Leo Krzycki


Leo Krzycki was an American socialist and labor leader of Polish descent who served on the Milwaukee Common Council from 1912 to 1916, as vice president of the Amalgamated Clothing Workers of America from 1920 to 1947, and as national chairman of the Socialist Party of America from 1933 to 1936.

Early life

Leo C. Krzycki was born on August 10, 1881, in Milwaukee, Wisconsin, to Martin Krzycki and Katherine Wobszal. He was involved with the labor movement from a young age, leading an unsuccessful lithographers' strike at 15 which keft him blacklisted by the company.

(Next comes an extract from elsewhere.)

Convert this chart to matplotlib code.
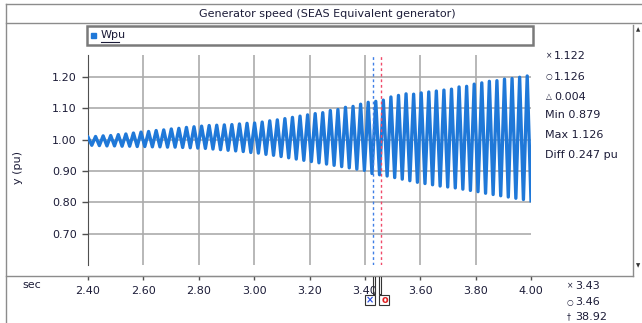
# -*- coding: utf-8 -*-
"""
Generator speed plot (SEAS equivalent generator), cursor readout style.
"""

import numpy as np
import matplotlib
matplotlib.use("Agg")
import matplotlib.pyplot as plt
from matplotlib.lines import Line2D
from matplotlib.patches import Rectangle

# ---------------- DATA ----------------
T_START, T_END = 2.40, 4.00

# per-cycle peak / trough of Wpu (pu)
wpu_peaks = [
    1.008, 1.010, 1.012, 1.013, 1.016, 1.018, 1.021, 1.024, 1.026, 1.029,
    1.031, 1.034, 1.036, 1.039, 1.041, 1.043, 1.045, 1.046, 1.047, 1.048,
    1.050, 1.052, 1.053, 1.056, 1.060, 1.063, 1.067, 1.071, 1.075, 1.079,
    1.083, 1.086, 1.093, 1.096, 1.103, 1.106, 1.113, 1.119, 1.122, 1.126,
    1.136, 1.141, 1.146, 1.145, 1.149, 1.152, 1.155, 1.158, 1.161, 1.168,
    1.170, 1.177, 1.181, 1.186, 1.188, 1.193, 1.195, 1.199, 1.203,
]
wpu_troughs = [
    0.982, 0.981, 0.980, 0.980, 0.979, 0.979, 0.978, 0.978, 0.977, 0.977,
    0.976, 0.976, 0.975, 0.974, 0.973, 0.972, 0.970, 0.968, 0.966, 0.964,
    0.962, 0.959, 0.957, 0.953, 0.950, 0.946, 0.942, 0.938, 0.934, 0.930,
    0.926, 0.922, 0.918, 0.914, 0.910, 0.906, 0.902, 0.892, 0.888, 0.884,
    0.879, 0.874, 0.869, 0.864, 0.860, 0.856, 0.852, 0.849, 0.846, 0.842,
    0.838, 0.834, 0.829, 0.825, 0.821, 0.817, 0.813, 0.809, 0.805,
]

x_ticks = [2.40, 2.60, 2.80, 3.00, 3.20, 3.40, 3.60, 3.80, 4.00]
y_ticks = [0.70, 0.80, 0.90, 1.00, 1.10, 1.20]

cursor_x = 3.43
cursor_o = 3.46
cursor_readout = ["1.122", "1.126", "0.004", "Min 0.879", "Max 1.126", "Diff 0.247 pu"]
time_readout = ["3.43", "3.46", "38.92"]

# ---------------- STYLE ----------------
W, H = 642, 323
LINE_BLUE = "#1f78d8"
GRID = "#ababab"
FRAME = "#8c8c8c"
TXT = "#1c1c38"
FS = 8


def fx(px):
    return px / W


def fy(py):
    return 1 - py / H


def hline(fig, x0, x1, y, color=FRAME, lw=1.0):
    fig.add_artist(Line2D([fx(x0), fx(x1)], [fy(y), fy(y)], color=color, lw=lw))


def vline(fig, x, y0, y1, color=FRAME, lw=1.0):
    fig.add_artist(Line2D([fx(x), fx(x)], [fy(y0), fy(y1)], color=color, lw=lw))


def wave_vertices(peaks, troughs):
    vals = []
    for p, t in zip(peaks, troughs):
        vals.extend([p, t])
    times = np.linspace(T_START, T_END, len(vals))
    return times, np.array(vals)


def main():
    fig = plt.figure(figsize=(W / 100, H / 100), dpi=100)
    fig.patch.set_facecolor("white")

    # outer frame + title bar
    hline(fig, 6, 642, 4)
    vline(fig, 6, 4, 323)
    hline(fig, 6, 642, 23)
    fig.text(fx(327), fy(14), "Generator speed (SEAS Equivalent generator)",
             ha="center", va="center", fontsize=FS, color=TXT)

    # legend strip
    fig.add_artist(Rectangle((fx(87), fy(45)), fx(533 - 87), (45 - 26) / H,
                             fill=False, ec="#7a7a7a", lw=1.8))
    fig.add_artist(Rectangle((fx(91), fy(38)), fx(5), 5 / H, color=LINE_BLUE))
    fig.text(fx(101), fy(35.5), "Wpu", ha="left", va="center", fontsize=FS, color=TXT)
    hline(fig, 101, 119, 42, color=TXT, lw=0.8)

    # right scroll strip
    vline(fig, 633, 25, 276)
    fig.text(fx(638), fy(30), "▲", ha="center", va="center", fontsize=4, color="#333333")
    fig.text(fx(638), fy(266), "▼", ha="center", va="center", fontsize=4, color="#333333")

    # bottom separator
    hline(fig, 6, 633, 276)

    # main plot
    ax = fig.add_axes([fx(88), fy(265), fx(531 - 88), (265 - 55) / H])
    ax.set_xlim(T_START, T_END)
    ax.set_ylim(0.60, 1.27)
    for s in ("top", "right"):
        ax.spines[s].set_visible(False)
    ax.spines["left"].set_color("#505050")
    ax.spines["bottom"].set_color("#505050")
    ax.spines["bottom"].set_position(("outward", 8))

    for v in y_ticks:
        ax.axhline(v, color=GRID, lw=1.2, zorder=1)
    for v in x_ticks[1:-1]:
        ax.axvline(v, color=GRID, lw=1.2, zorder=1)

    ax.set_yticks(y_ticks)
    ax.set_yticklabels([f"{v:.2f}" for v in y_ticks])
    ax.set_xticks(x_ticks)
    ax.set_xticklabels([f"{v:.2f}" for v in x_ticks])
    ax.tick_params(axis="y", direction="out", length=4, width=1, color="#505050",
                   labelsize=FS, labelcolor=TXT, pad=4)
    ax.tick_params(axis="x", direction="out", length=3, width=1, color="#505050",
                   labelsize=FS, labelcolor=TXT, pad=4)

    t, w = wave_vertices(wpu_peaks, wpu_troughs)
    ax.plot(t, w, color=LINE_BLUE, lw=2.4, zorder=3, solid_joinstyle="round")

    ax.axvline(cursor_x, color="#3f7fe6", lw=1.0, ls=(0, (2, 2)), zorder=4)
    ax.axvline(cursor_o, color="#f04a6a", lw=1.0, ls=(0, (2, 2)), zorder=4)

    fig.text(fx(18), fy(167), "y (pu)", rotation=90, ha="center", va="center",
             fontsize=FS, color=TXT)
    fig.text(fx(22), fy(285), "sec", ha="left", va="center", fontsize=FS, color=TXT)

    # cursor flags under the time axis
    bx = fx(88) + (cursor_x - T_START) / (T_END - T_START) * fx(443)
    ox = fx(88) + (cursor_o - T_START) / (T_END - T_START) * fx(443)
    bxp, oxp = bx * W, ox * W
    for xs, ys in (([bxp, bxp, bxp + 2, bxp + 2], [277, 294, 294, 277]),
                   ([oxp, oxp, oxp - 2, oxp - 2], [277, 294, 294, 277])):
        fig.add_artist(Line2D([fx(v) for v in xs], [fy(v) for v in ys], color="#333333", lw=0.8))
    fig.add_artist(Rectangle((fx(bxp - 8), fy(305)), fx(10), 10 / H, fill=True,
                             fc="white", ec="#333333", lw=0.8))
    fig.text(fx(bxp - 3), fy(300), "×", ha="center", va="center", fontsize=7,
             color="#2a4fe0", fontweight="bold")
    fig.add_artist(Rectangle((fx(oxp - 2), fy(305)), fx(10), 10 / H, fill=True,
                             fc="white", ec="#333333", lw=0.8))
    fig.text(fx(oxp + 3), fy(300), "o", ha="center", va="center", fontsize=7,
             color="#e02020", fontweight="bold")

    # cursor readout, right panel
    syms = ["×", "○", "△"]
    ys = [56, 77, 97, 115, 135, 155]
    for i, (yv, txt) in enumerate(zip(ys, cursor_readout)):
        if i < 3:
            fig.text(fx(546), fy(yv), syms[i], ha="left", va="center", fontsize=5.5, color=TXT)
            fig.text(fx(554), fy(yv), txt, ha="left", va="center", fontsize=FS, color=TXT)
        else:
            fig.text(fx(545), fy(yv), txt, ha="left", va="center", fontsize=FS, color=TXT)

    # time readout, bottom right
    for sym, yv, txt in zip(["×", "○", "†"], [286, 302, 317], time_readout):
        fig.text(fx(567), fy(yv), sym, ha="left", va="center", fontsize=5.5, color=TXT)
        fig.text(fx(575), fy(yv), txt, ha="left", va="center", fontsize=FS, color=TXT)

    fig.savefig("out.png", dpi=100, facecolor="white")


if __name__ == "__main__":
    main()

He spent the next several years working odd jobs and became radicalized, returning to Milwaukee and becoming vice president of the Lithographic Press Feeders Union in 1904.

Political career

Krzycki was elected to the Milwaukee Common Council in 1912, serving four years before running unsuccessfully for city comptroller in 1916. Thereafter, he served as an undersheriff.
In 1918, Krzycki ran for Congress in Wisconsin's 8th congressional district, losing to incumbent Edward E. Browne. In 1924, he ran again in the 4th district, losing to incumbent John C. Schafer. He then ran for U.S. Senate in 1926, losing to John J. Blaine, and for Secretary of State of Wisconsin in 1928, losing to incumbent Theodore Dammann.
Krzycki was involved in the 1926 Passaic textile strike, and appeared in the silent film released the same year which dramatized the events surrounding the strike.
On October 29, 1933, Krzycki was elected chairman of the national executive board of the Socialist Party of America, succeeding the lately deceased Morris Hillquit. He held the post until 1936, when he left the party to join Sidney Hillman in the American Labor Party. His opponents in the Old Guard faction included Louis Waldman and Charles Rozmarek.
Krzycki's involvement in the 1937 Little Steel strike was criticized, especially regarding the "march" forward that the strikers took towards the plant gates. One first-hand account stated that he knew beforehand that the police captain was a "sadist" and stayed on-stage, trying in vain to dissuade the protests from going forward. Krzycki was also a key figure in organizing the 1937 strike against Ford Motor Company, and shares a historic image leading the strikers with labor leaders Richard Frankensteen and Ed Hall.
In the wake of the Nazi invasion of Poland in September 1939, many pro-Polish organizations formed in the UK and USA. In late 1941, the Soviets formed an All Slav Congress. In April 1942, Krzycki accepted the presidency of an American Slav Congress, allegedly as "front man" for Boleslaw Gebert of the Soviet's All Slav Congress. After news of the 1940 Katyn Massacre emerged, Krzycki's ASC broke with the Polish government in exile in London and stood with the Soviets, their Committee of Polish Patriots, and the Soviet-proposed changes to Poland's borders to the west and east. Both the FBI and OSS followed ASC activities, which was later questioned before Congress, leading to Krzycki's resignation and the organization's dissolution by 1951.
In 1944, Krzycki, by then "a noted one-time socialist leader," also became president of the American Polish Labor Council, appended to the CIO PAC to support Franklin Delano Roosevelt's 1944 presidential campaign.

Personal life and death

In 1909, Krzycki married Anna Kadau, a neighbor; they had three children. His daughter named her son Norman Thomas.
Krzycki was a member of the American Committee for Protection of Foreign Born.
Leo Krzycki died age 84 on January 22, 1966, in Milwaukee.